**THE EXERCISE:**
Below are the records. List every line holding the word "code".

**EXERCISE MATERIALS:**
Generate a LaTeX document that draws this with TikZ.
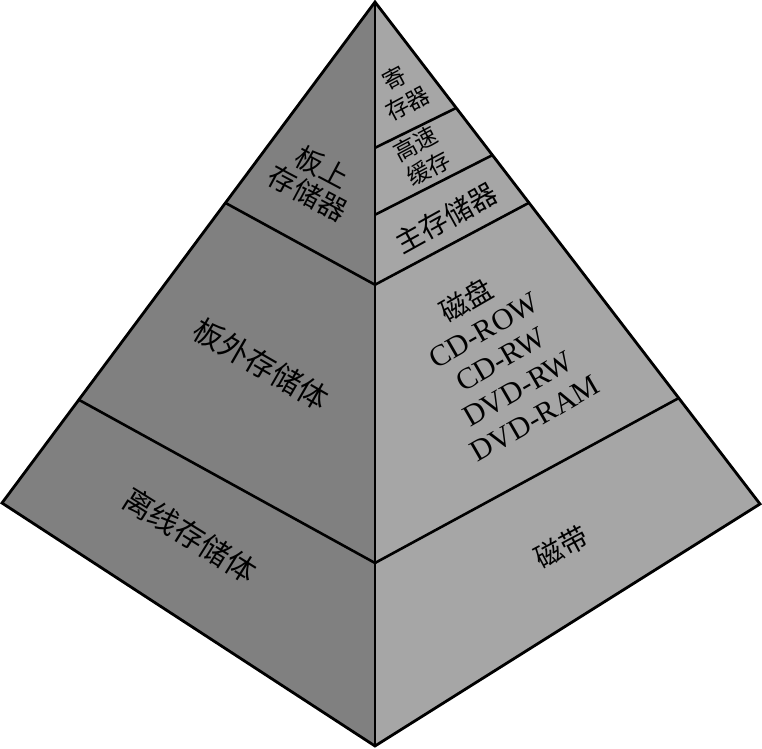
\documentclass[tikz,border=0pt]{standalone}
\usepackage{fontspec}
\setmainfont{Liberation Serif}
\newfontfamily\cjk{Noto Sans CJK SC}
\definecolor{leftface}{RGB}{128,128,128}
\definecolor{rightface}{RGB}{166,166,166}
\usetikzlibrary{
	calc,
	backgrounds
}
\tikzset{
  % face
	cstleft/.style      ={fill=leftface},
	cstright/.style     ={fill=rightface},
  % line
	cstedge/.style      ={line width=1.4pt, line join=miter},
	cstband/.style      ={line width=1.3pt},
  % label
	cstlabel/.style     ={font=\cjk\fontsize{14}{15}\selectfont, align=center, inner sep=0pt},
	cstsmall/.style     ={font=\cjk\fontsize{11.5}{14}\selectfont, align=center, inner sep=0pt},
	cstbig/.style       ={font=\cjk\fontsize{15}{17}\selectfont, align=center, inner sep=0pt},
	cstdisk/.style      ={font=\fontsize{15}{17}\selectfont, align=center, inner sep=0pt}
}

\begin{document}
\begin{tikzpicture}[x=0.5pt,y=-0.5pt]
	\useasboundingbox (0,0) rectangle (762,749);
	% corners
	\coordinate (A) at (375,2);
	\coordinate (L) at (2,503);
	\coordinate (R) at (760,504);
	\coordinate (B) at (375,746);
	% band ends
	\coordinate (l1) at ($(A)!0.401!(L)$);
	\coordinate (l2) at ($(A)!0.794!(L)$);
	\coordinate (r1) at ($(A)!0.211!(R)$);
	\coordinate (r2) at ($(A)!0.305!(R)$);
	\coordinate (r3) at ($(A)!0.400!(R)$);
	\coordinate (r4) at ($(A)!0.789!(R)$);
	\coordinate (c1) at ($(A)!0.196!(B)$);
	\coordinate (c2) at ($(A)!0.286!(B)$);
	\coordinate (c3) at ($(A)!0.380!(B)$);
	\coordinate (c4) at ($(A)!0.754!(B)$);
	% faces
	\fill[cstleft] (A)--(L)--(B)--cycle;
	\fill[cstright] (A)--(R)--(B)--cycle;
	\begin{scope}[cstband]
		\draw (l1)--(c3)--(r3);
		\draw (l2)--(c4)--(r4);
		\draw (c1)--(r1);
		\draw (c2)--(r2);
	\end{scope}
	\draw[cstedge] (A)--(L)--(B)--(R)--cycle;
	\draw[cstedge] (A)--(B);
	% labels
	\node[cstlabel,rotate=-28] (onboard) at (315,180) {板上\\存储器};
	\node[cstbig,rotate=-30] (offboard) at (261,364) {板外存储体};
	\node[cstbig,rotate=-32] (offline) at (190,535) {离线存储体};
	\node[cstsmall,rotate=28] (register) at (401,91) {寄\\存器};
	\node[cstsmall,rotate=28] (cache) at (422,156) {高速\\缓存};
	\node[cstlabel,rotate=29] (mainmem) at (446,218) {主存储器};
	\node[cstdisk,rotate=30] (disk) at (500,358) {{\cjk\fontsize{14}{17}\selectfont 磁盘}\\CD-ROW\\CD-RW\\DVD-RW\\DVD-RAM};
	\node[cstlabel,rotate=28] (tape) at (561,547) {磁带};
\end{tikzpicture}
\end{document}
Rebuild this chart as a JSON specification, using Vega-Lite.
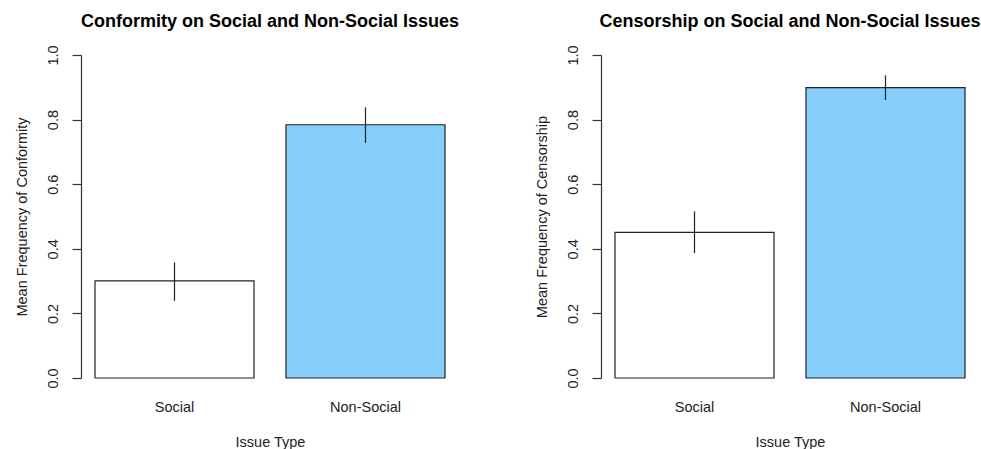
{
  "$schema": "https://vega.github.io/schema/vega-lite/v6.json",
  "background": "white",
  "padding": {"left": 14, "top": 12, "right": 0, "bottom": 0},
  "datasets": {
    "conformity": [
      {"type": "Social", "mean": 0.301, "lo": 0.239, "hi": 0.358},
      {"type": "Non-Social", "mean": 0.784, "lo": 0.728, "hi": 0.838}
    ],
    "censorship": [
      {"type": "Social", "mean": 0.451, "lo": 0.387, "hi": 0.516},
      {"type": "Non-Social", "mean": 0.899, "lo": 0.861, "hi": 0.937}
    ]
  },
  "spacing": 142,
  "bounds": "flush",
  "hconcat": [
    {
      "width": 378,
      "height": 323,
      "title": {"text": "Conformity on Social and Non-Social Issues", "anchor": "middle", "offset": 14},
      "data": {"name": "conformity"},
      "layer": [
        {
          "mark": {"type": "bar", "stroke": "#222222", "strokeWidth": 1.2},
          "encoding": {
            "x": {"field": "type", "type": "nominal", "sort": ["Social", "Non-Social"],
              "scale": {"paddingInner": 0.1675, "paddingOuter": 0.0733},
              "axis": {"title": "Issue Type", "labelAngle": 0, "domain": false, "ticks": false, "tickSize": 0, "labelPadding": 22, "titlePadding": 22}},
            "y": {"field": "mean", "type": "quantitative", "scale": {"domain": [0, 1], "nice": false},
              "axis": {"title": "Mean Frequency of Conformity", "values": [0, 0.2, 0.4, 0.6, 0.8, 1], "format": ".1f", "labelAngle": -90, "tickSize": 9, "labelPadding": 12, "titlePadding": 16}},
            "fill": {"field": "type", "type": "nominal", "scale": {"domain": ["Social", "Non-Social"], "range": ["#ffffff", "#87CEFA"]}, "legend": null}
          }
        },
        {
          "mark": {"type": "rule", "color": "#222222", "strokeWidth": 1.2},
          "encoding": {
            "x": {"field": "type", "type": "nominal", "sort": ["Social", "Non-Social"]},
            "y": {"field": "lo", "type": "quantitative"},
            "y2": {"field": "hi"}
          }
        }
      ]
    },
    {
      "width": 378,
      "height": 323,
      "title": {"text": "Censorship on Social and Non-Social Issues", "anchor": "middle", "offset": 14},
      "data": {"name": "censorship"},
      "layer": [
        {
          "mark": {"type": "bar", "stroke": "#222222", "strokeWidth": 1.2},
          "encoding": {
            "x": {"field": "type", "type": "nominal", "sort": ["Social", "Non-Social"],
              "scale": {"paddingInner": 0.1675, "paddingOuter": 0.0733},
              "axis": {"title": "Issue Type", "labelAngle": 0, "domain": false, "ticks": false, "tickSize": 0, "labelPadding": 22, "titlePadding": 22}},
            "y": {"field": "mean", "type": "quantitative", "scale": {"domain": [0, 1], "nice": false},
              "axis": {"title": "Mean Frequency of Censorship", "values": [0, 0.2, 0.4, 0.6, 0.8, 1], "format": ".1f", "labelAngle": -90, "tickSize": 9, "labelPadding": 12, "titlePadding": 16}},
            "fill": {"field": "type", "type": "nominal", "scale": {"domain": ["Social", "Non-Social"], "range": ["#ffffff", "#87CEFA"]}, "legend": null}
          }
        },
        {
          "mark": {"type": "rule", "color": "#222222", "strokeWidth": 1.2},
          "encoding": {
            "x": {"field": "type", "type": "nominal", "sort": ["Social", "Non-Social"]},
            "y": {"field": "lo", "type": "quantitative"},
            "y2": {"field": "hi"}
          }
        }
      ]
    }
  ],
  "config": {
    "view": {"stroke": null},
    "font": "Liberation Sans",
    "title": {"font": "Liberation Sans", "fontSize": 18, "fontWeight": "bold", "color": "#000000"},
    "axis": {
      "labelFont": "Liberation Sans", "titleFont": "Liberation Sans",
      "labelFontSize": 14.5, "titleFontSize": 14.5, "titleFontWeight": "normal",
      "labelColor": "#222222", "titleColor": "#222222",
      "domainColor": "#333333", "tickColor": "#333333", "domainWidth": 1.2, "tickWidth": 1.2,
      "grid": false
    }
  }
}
==
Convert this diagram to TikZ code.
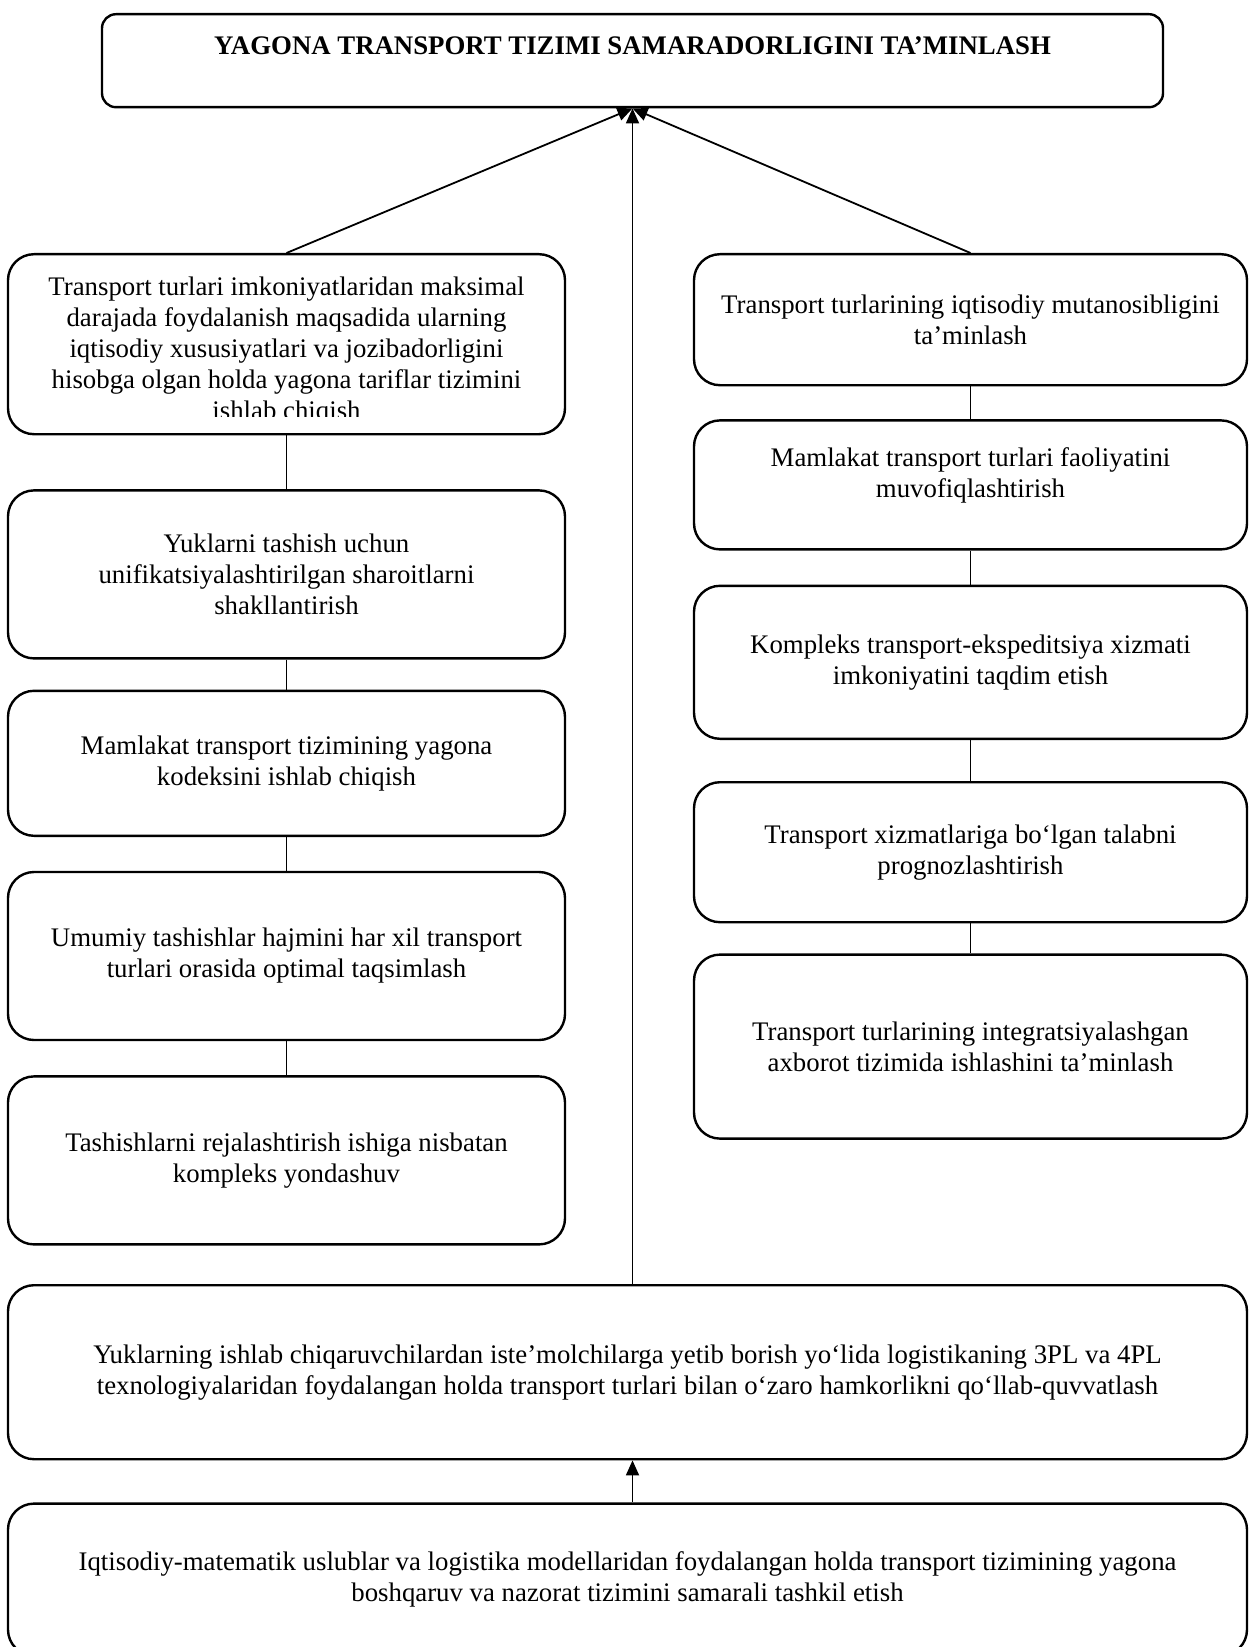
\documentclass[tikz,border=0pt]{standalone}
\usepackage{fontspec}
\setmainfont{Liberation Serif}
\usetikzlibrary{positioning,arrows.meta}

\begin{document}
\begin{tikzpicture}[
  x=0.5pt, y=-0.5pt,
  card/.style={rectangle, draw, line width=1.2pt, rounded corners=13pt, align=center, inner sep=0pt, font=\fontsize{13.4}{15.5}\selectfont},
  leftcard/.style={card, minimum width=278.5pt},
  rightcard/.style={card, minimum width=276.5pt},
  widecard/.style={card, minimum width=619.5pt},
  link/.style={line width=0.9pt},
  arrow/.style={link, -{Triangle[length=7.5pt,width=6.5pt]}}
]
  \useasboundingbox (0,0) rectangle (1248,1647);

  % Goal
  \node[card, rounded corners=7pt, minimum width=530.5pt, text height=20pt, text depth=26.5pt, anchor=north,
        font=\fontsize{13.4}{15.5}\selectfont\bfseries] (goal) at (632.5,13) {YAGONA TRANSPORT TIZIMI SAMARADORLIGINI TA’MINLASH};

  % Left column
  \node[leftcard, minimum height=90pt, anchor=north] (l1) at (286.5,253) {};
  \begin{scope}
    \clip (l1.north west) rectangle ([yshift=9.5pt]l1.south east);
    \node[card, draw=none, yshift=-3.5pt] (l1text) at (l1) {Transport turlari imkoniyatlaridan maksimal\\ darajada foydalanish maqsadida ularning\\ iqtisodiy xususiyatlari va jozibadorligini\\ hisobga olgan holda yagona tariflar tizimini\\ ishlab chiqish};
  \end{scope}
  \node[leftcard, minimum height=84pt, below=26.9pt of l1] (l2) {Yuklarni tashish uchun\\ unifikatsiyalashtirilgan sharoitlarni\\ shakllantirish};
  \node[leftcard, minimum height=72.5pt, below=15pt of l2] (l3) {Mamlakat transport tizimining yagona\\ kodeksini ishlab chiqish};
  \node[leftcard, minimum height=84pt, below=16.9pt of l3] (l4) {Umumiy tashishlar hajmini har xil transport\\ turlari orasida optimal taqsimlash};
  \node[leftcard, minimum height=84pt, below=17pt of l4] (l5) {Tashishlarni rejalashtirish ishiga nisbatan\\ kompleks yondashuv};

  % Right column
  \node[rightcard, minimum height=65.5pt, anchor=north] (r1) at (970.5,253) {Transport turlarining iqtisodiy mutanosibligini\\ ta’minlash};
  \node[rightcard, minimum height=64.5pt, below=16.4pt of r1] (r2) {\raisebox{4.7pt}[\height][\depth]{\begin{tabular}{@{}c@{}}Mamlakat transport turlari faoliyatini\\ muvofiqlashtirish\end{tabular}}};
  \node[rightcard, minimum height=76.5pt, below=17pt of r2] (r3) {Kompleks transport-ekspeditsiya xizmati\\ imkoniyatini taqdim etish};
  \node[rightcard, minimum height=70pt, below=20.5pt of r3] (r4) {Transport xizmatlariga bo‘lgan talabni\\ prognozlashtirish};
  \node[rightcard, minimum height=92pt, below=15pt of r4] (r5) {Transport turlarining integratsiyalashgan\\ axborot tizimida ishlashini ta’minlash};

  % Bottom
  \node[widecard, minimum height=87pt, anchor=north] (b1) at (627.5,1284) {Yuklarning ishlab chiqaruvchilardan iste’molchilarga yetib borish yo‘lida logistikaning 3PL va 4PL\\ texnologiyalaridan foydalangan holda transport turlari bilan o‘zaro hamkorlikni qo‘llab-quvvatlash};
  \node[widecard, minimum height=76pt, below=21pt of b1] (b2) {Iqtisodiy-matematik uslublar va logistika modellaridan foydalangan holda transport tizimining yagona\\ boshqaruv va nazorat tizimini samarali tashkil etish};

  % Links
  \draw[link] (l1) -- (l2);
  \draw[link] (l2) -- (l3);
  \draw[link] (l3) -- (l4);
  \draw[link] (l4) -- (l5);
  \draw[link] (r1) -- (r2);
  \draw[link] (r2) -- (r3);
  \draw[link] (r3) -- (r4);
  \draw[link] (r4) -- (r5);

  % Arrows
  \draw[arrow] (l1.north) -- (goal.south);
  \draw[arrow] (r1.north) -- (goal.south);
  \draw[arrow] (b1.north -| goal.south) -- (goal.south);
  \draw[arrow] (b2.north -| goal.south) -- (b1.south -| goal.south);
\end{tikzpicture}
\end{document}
...
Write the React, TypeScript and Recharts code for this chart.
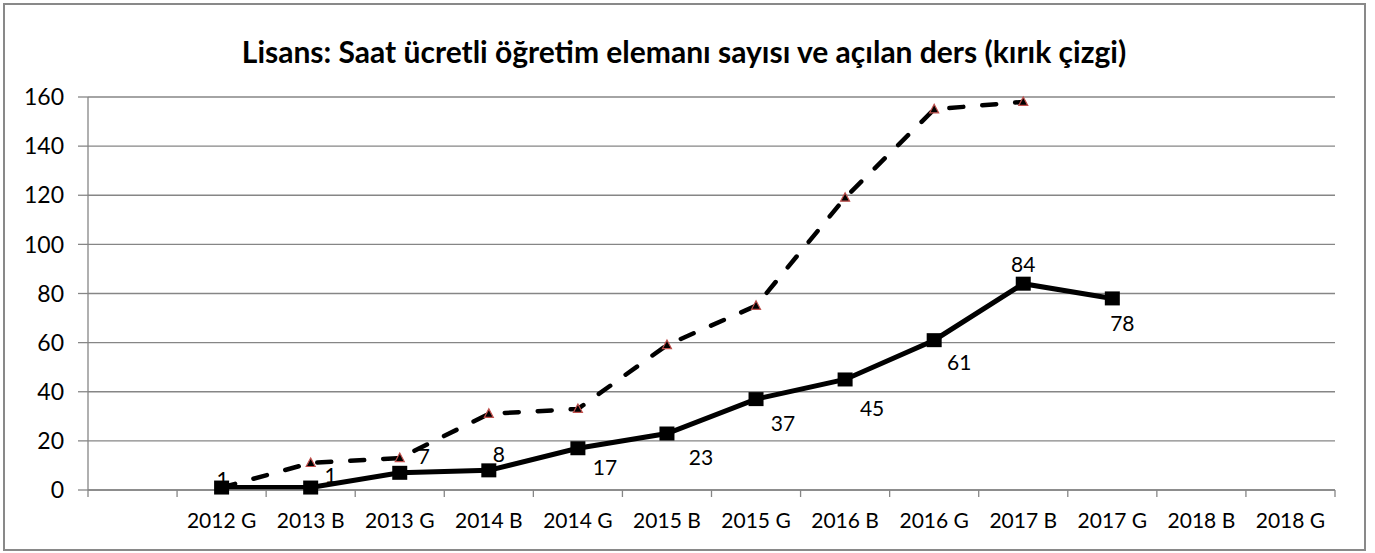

**EXERCISE RESPONSE:**
Convert this diagram to TikZ code.
Write the React, TypeScript and Recharts code for this chart.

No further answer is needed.